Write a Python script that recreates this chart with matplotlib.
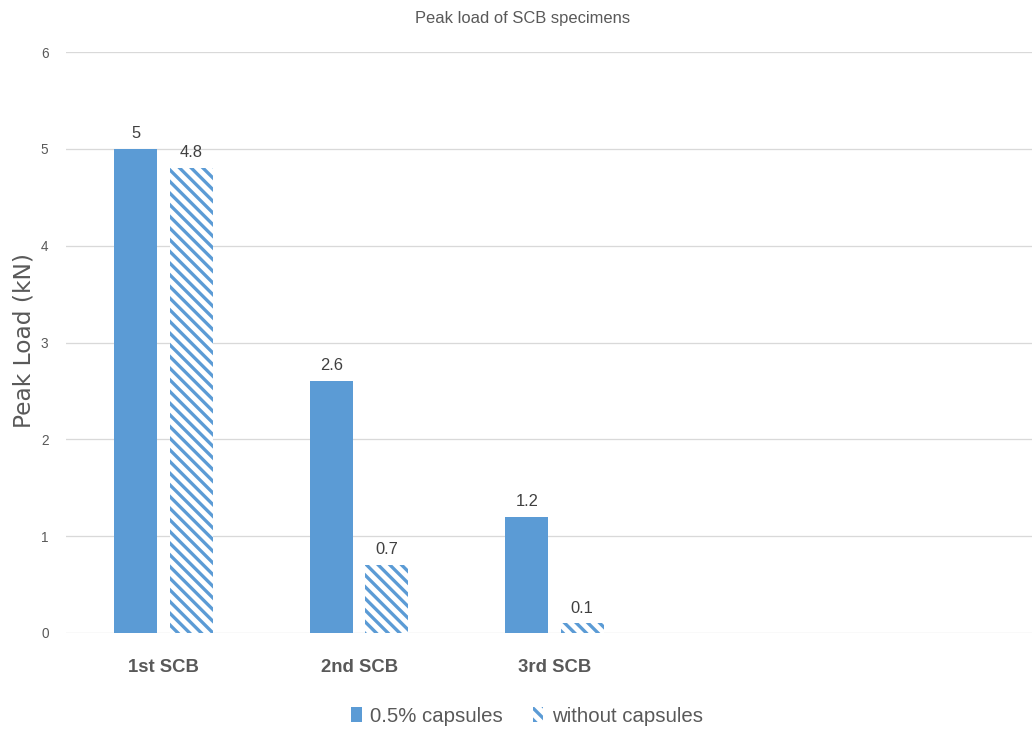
import matplotlib
matplotlib.use("Agg")
import matplotlib.pyplot as plt
import numpy as np

# Peak load values (kN) for each SCB test
categories = ["1st SCB", "2nd SCB", "3rd SCB"]
with_capsules = [5, 2.6, 1.2]
without_capsules = [4.8, 0.7, 0.1]
series_names = ["0.5% capsules", "without capsules"]
y_ticks = [0, 1, 2, 3, 4, 5, 6]

blue = "#5B9BD5"
grey = "#595959"

plt.rcParams["font.family"] = ["Liberation Sans", "DejaVu Sans"]
plt.rcParams["hatch.linewidth"] = 3.4

dpi = 70
fig = plt.figure(figsize=(1032 / dpi, 735 / dpi), dpi=dpi)
ax = fig.add_axes([66 / 1032, 102 / 735, 977 / 1032, 581 / 735])

x = np.arange(len(categories))
w = 0.22
off = 0.142

b1 = ax.bar(x - off, with_capsules, w, color=blue, linewidth=0,
            label=series_names[0], zorder=3)
b2 = ax.bar(x + off, without_capsules, w, color="white", edgecolor=blue,
            hatch="\\\\", linewidth=0, label=series_names[1], zorder=3)

for bars in (b1, b2):
    ax.bar_label(bars, labels=[f"{v:g}" for v in bars.datavalues], padding=8,
                 fontsize=17, color="#404040", zorder=4)

ax.set_xlim(-0.5, 4.5)
ax.set_ylim(0, 6)
ax.set_yticks(y_ticks)
ax.set_xticks(x)
ax.set_xticklabels(categories, fontsize=19, fontweight="bold", color=grey)
ax.tick_params(axis="y", length=0, pad=18, labelsize=14, labelcolor=grey)
ax.tick_params(axis="x", length=0, pad=27)
ax.grid(axis="y", color="#D9D9D9", linewidth=1.3, zorder=0)
for s in ax.spines.values():
    s.set_visible(False)

fig.text(24 / 1032, 1 - 341 / 735, "Peak Load (kN)", rotation=90,
         ha="center", va="center", fontsize=24, color=grey,
         family=["DejaVu Sans"])
fig.text(523 / 1032, 1 - 18 / 735, "Peak load of SCB specimens",
         ha="center", va="center", fontsize=17, color=grey)

fig.legend(handles=[b1, b2], loc="center", bbox_to_anchor=(527 / 1032, 1 - 716 / 735),
           ncol=2, frameon=False, fontsize=21, handlelength=0.5, handleheight=0.7,
           handletextpad=0.4, columnspacing=1.5, labelcolor=grey)

fig.savefig("out.png", dpi=dpi)
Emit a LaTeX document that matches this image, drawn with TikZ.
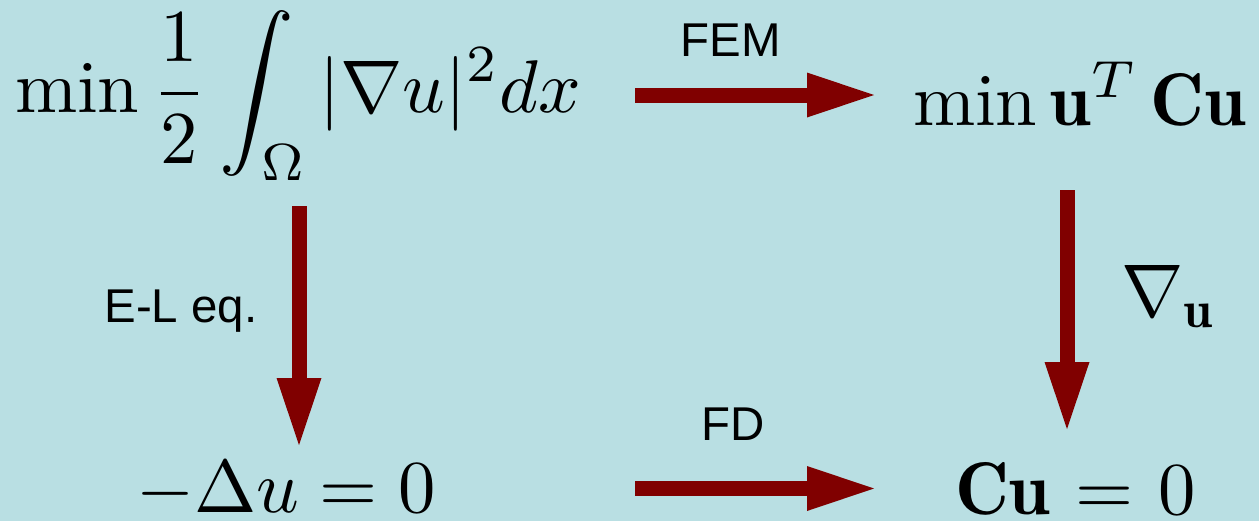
\documentclass[tikz,border=0pt]{standalone}
\usepackage{fontspec}
\newfontfamily\labfont{Liberation Sans}
\usetikzlibrary{arrows.meta}
\definecolor{bgcol}{RGB}{185,223,227}
\definecolor{arrcol}{RGB}{128,0,0}
\begin{document}
\begin{tikzpicture}[x=0.02cm,y=-0.02cm,
  mathnode/.style={inner sep=0pt, outer sep=0pt, scale=4.25},
  labnode/.style={inner sep=0pt, outer sep=0pt, font=\labfont\fontsize{27}{32}\selectfont},
  bigarrow/.style={arrcol, line width=0.3cm, line cap=butt,
    -{Triangle[length=1.34cm, width=0.9cm, line width=0pt]}}]
\fill[bgcol] (0,0) rectangle (1259,521);
\node[mathnode, anchor=base west] (A) at (15,112) {$\displaystyle \min\frac{1}{2}\int_\Omega |\nabla u|^2dx$};
\node[mathnode, anchor=base west] (B) at (913,125) {$\min\mathbf{u}^T\,\mathbf{C}\mathbf{u}$};
\node[mathnode, anchor=base west] (C) at (136,512) {$-\Delta u = 0$};
\node[mathnode, anchor=base west] (D) at (955,514) {$\mathbf{C}\mathbf{u}\mskip1mu=\mskip1mu0$};
\node[mathnode, anchor=base west] (G) at (1121,316) {$\nabla_{\mathbf{u}}$};
\node[labnode, anchor=base] (fem) at (731,56) {FEM};
\node[labnode, anchor=base] (fd) at (733,440) {FD};
\node[labnode, anchor=base] (el) at (181,322) {E-L eq.};
\coordinate (a1) at (635,95);
\coordinate (a2) at (874,95);
\coordinate (b1) at (635,488.5);
\coordinate (b2) at (874,488.5);
\coordinate (c1) at (299,206);
\coordinate (c2) at (299,445);
\coordinate (d1) at (1067,190);
\coordinate (d2) at (1067,429);
\draw[bigarrow] (a1) -- (a2);
\draw[bigarrow] (b1) -- (b2);
\draw[bigarrow] (c1) -- (c2);
\draw[bigarrow] (d1) -- (d2);
\end{tikzpicture}
\end{document}
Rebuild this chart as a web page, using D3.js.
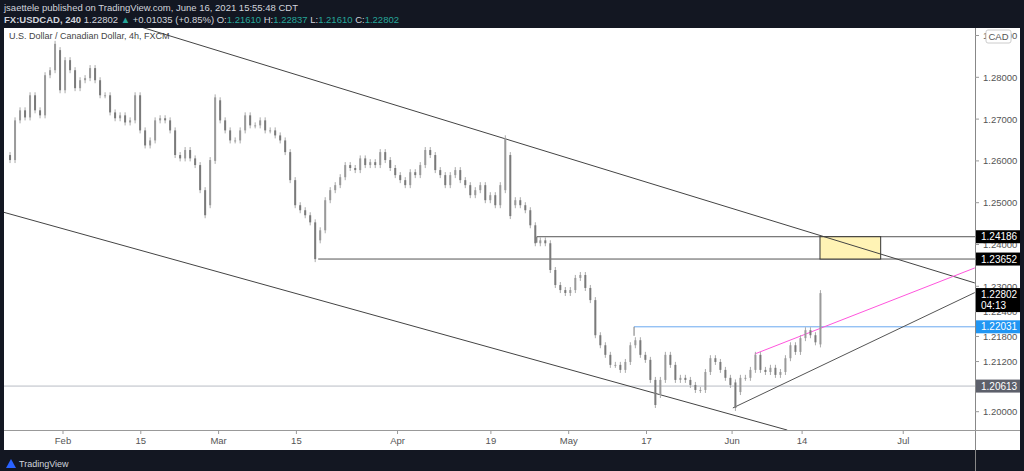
<!DOCTYPE html>
<html><head><meta charset="utf-8">
<script src="https://cdn.jsdelivr.net/npm/d3@7"></script>
<style>body{margin:0;background:#131722;}svg{display:block;font-family:"Liberation Sans",Arial,sans-serif;}</style>
</head><body><svg id="c" width="1024" height="471"></svg>
<script>
// trading-day index (0 = Feb 1) of first sample, sample spacing in trading days
const firstDay = -7.45, daySpan = 0.643;
const closes = [
1.2614,1.2602,1.2697,1.2721,1.2704,1.2757,1.2721,1.2709,1.2805,1.2817,
1.2865,1.2769,1.2841,1.2817,1.2774,1.2793,1.2798,1.2822,1.2793,1.2757,
1.2757,1.2716,1.2702,1.2709,1.2692,1.2697,1.2757,1.2673,1.2637,1.2649,
1.2697,1.2702,1.2697,1.2673,1.2614,1.2606,1.2626,1.2606,1.2590,1.2530,
1.2494,1.2602,1.2745,1.2697,1.2673,1.2649,1.2649,1.2673,1.2709,1.2685,
1.2685,1.2697,1.2673,1.2673,1.2661,1.2649,1.2621,1.2554,1.2494,1.2482,
1.2470,1.2453,1.2410,1.2434,1.2506,1.2530,1.2542,1.2561,1.2590,1.2583,
1.2578,1.2606,1.2590,1.2597,1.2590,1.2621,1.2602,1.2583,1.2566,1.2554,
1.2542,1.2573,1.2566,1.2590,1.2626,1.2614,1.2578,1.2566,1.2542,1.2566,
1.2578,1.2554,1.2542,1.2518,1.2530,1.2542,1.2506,1.2518,1.2494,1.2542,
1.2614,1.2494,1.2506,1.2494,1.2482,1.2446,1.2403,1.2410,1.2403,1.2339,
1.2303,1.2291,1.2284,1.2291,1.2320,1.2327,1.2296,1.2267,1.2183,1.2159,
1.2136,1.2112,1.2112,1.2100,1.2119,1.2159,1.2171,1.2136,1.2124,1.2076,
1.2040,1.2076,1.2136,1.2112,1.2076,1.2081,1.2076,1.2064,1.2052,1.2052,
1.2095,1.2128,1.2119,1.2100,1.2081,1.2064,1.2047,1.2081,1.2081,1.2100,
1.2136,1.2100,1.2095,1.2105,1.2088,1.2095,1.2128,1.2159,1.2143,1.2176,
1.2195,1.2183,1.2166,1.22802];
// notable wick extremes [sample index, high, low]
const wicks = [[0,1.2630,1.2590],[10,1.2880,1.2820],[40,1.2520,1.2470],[42,1.2752,1.2600],[62,1.2440,1.2365],
 [100,1.2654,1.2530],[101,1.2600,1.2468],[130,1.2070,1.2016],[146,1.2070,1.2009],[163,1.22837,1.2161]];
const timeTicks = [["Feb",0],["15",10],["Mar",20],["15",30],["Apr",43],["19",55],["May",65],["17",75],["Jun",86],["14",95],["Jul",108]];
const priceTicks = [1.29,1.28,1.27,1.26,1.25,1.24,1.23,1.224,1.218,1.212,1.20];
// drawings: [day1, price1, day2, price2]
const upperChannel = [9.9,1.2921,117.2,1.2308];
const lowerChannel = [-7.6,1.2477,93.1,1.1956];
const risingSupport = [86.1,1.2009,117.2,1.2285];
const pinkLine = [88.9,1.2138,117.2,1.2344];
const levels = [ // [startDay, price, label color, line color]
 [60.9,1.24186,"#000","#555"],[32.8,1.23652,"#000","#555"],[73.4,1.22031,"#2196f3","#6aa8f0"],[-8,1.20613,"#5d606b","#b9bcc4"]];
const zone = [97.3,105.1,1.23652,1.24186];
const lastPrice = 1.22802;

const svg = d3.select("#c");
const L=4,R=975,T=28,B=430;
const x = d3.scaleLinear().domain([0,1]).range([63,70.78]);
const y = d3.scaleLinear().domain([1.20,1.28]).range([411.7,77.3]);
const dayOf = i => firstDay + i*daySpan;

svg.append("rect").attr("x",L).attr("y",T).attr("width",1020-L).attr("height",450-T).attr("fill","#fff");
svg.append("text").attr("x",4).attr("y",11).attr("fill","#d1d4dc").attr("font-size",9.5).text("jsaettele published on TradingView.com, June 16, 2021 15:55:48 CDT");
const h = svg.append("text").attr("x",4).attr("y",23).attr("font-size",9.5).attr("fill","#d1d4dc");
h.append("tspan").attr("font-weight","bold").text("FX:USDCAD, 240 ");
h.append("tspan").text("1.22802 ");
h.append("tspan").attr("fill","#26a69a").text("▲");
h.append("tspan").text(" +0.01035 (+0.85%) O:");
[["1.21610"," H:"],["1.22837"," L:"],["1.21610"," C:"],["1.22802",""]].forEach(([v,n])=>{h.append("tspan").attr("fill","#26a69a").text(v);h.append("tspan").text(n);});

svg.append("clipPath").attr("id","pc").append("rect").attr("x",L).attr("y",T).attr("width",R-L).attr("height",B-T);
const g = svg.append("g").attr("clip-path","url(#pc)");
g.append("text").attr("x",9).attr("y",39).attr("font-size",9).attr("fill","#444").text("U.S. Dollar / Canadian Dollar, 4h, FXCM");

levels.forEach(([d,p,,lc])=>{
  g.append("line").attr("x1",x(d)).attr("x2",R).attr("y1",y(p)).attr("y2",y(p)).attr("stroke",lc).attr("stroke-width",1);
});
g.append("line").attr("x1",x(levels[0][0])).attr("x2",x(levels[0][0])).attr("y1",y(levels[0][1])).attr("y2",y(levels[0][1])+6).attr("stroke","#555");
g.append("line").attr("x1",x(levels[2][0])).attr("x2",x(levels[2][0])).attr("y1",y(levels[2][1])).attr("y2",y(levels[2][1])+9).attr("stroke","#777");
g.append("rect").attr("x",x(zone[0])).attr("width",x(zone[1])-x(zone[0])).attr("y",y(zone[3])).attr("height",y(zone[2])-y(zone[3]))
 .attr("fill","#fff3b5").attr("stroke","#333").attr("stroke-width",1);
[[upperChannel,"#444"],[lowerChannel,"#444"],[risingSupport,"#555"],[pinkLine,"#ff55dd"]].forEach(([l,c])=>{
  g.append("line").attr("x1",x(l[0])).attr("y1",y(l[1])).attr("x2",x(l[2])).attr("y2",y(l[3])).attr("stroke",c).attr("stroke-width",1);
});

const wm = new Map(wicks.map(w=>[w[0],w]));
closes.forEach((c,i)=>{
  if(i===0) return;
  const o = closes[i-1];
  let hi=Math.max(o,c), lo=Math.min(o,c);
  const w = wm.get(i);
  if(w){hi=Math.max(hi,w[1]);lo=Math.min(lo,w[2]);}
  const cx = x(dayOf(i));
  const col = c>=o ? "#9a9a9a" : "#7a7a7a";
  g.append("line").attr("x1",cx).attr("x2",cx).attr("y1",y(hi)-3).attr("y2",y(lo)+3).attr("stroke","#aaa").attr("stroke-width",1);
  g.append("rect").attr("x",cx-1).attr("width",2).attr("y",y(hi)).attr("height",Math.max(1,y(lo)-y(hi))).attr("fill",col);
});

svg.append("line").attr("x1",R+0.5).attr("x2",R+0.5).attr("y1",T).attr("y2",471).attr("stroke","#888");
svg.append("line").attr("x1",L).attr("x2",1020).attr("y1",B+0.5).attr("y2",B+0.5).attr("stroke","#999");
timeTicks.forEach(([t,d])=>{
  svg.append("line").attr("x1",x(d)).attr("x2",x(d)).attr("y1",B).attr("y2",B+4).attr("stroke","#999");
  svg.append("text").attr("x",x(d)).attr("y",B+14).attr("text-anchor","middle").attr("font-size",9.5).attr("fill","#555").text(t);
});
priceTicks.forEach(p=>{
  svg.append("line").attr("x1",R).attr("x2",R+4).attr("y1",y(p)).attr("y2",y(p)).attr("stroke","#999");
  svg.append("text").attr("x",R+8).attr("y",y(p)+3.5).attr("font-size",9.5).attr("fill","#555").text(p.toFixed(5));
});
svg.append("rect").attr("x",986).attr("y",30).attr("width",25).attr("height",13).attr("fill","#fff").attr("stroke","#ccc").attr("rx",2);
svg.append("text").attr("x",998.5).attr("y",40).attr("text-anchor","middle").attr("font-size",9.5).attr("fill","#555").text("CAD");
function tag(p,bg,extra){
  const yy=y(p), hh=extra?24:13;
  svg.append("rect").attr("x",R+1).attr("y",yy-6.5).attr("width",44).attr("height",hh).attr("fill",bg);
  svg.append("text").attr("x",R+6).attr("y",yy+3.5).attr("font-size",10).attr("fill","#fff").text(p.toFixed(5));
  if(extra) svg.append("text").attr("x",R+6).attr("y",yy+14.5).attr("font-size",10).attr("fill","#fff").text(extra);
}
levels.forEach(([,p,bg])=>tag(p,bg));
tag(lastPrice,"#000","04:13");
svg.append("path").attr("d","M6,468 L11,459 L16,468 Z").attr("fill","#2962ff");
svg.append("text").attr("x",19).attr("y",467).attr("font-size",9).attr("fill","#d1d4dc").text("TradingView");
</script></body></html>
◇ ◇ ◇
Stated exercise. Find all lines where the word "matplotlib" appears. Copy them.

Completed exercise.
Write a Python script that recreates this chart with matplotlib.
import matplotlib
matplotlib.use("Agg")
import matplotlib.pyplot as plt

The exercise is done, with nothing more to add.